Abstract

Anyone who has taken even the most rudimentary survey course in the history of Western garden art will have been exposed to the medieval treatise on gardens and agriculture written by the landed Italian nobleman Piero de' Crescenzi in the late thirteenth century. Translated from the Latin into French, Italian and German by the fifteenth century, the Liber ruralium commodorum — which can be roughly translated as ‘The Book of Rural Benefits’ — consists of twelve books that encompass everything from soils and sowing to animal husbandry, and, most famously, a book on pleasure gardens.1 Book Eight, whose full title is ‘On making gardens and delightful things skillfully from trees, plants, and their fruits’, contains descriptions of three types of gardens — small herb gardens, gardens for people of moderate means, and gardens for kings and lords.
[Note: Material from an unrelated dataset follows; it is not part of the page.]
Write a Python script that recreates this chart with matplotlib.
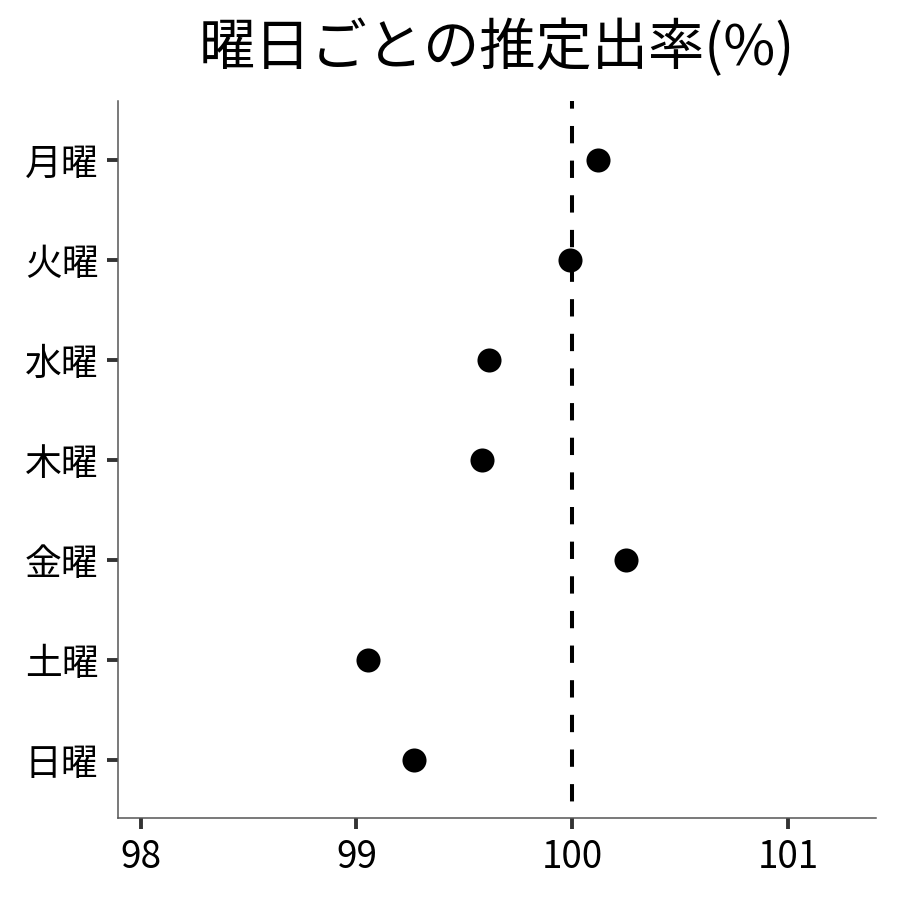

It also has chapters devoted to the elements of which gardens were composed, the field, the grove, the orchard, the vineyard and the herb garden, as well as advice on how to create marvelous graftings and raise plants with unusual properties. Although the early manuscripts of Crescenzi's work were not illustrated, later editions were often adorned with rich illustrations depicting various aspects of rural life and, after the invention of the printing press, with sometimes crude and often comical woodcuts.2 These images, along with the descriptions of pleasure gardens, have formed the basis for the appeal of the work for garden historians, forever in search of representations of lost gardens, be they visual or verbal.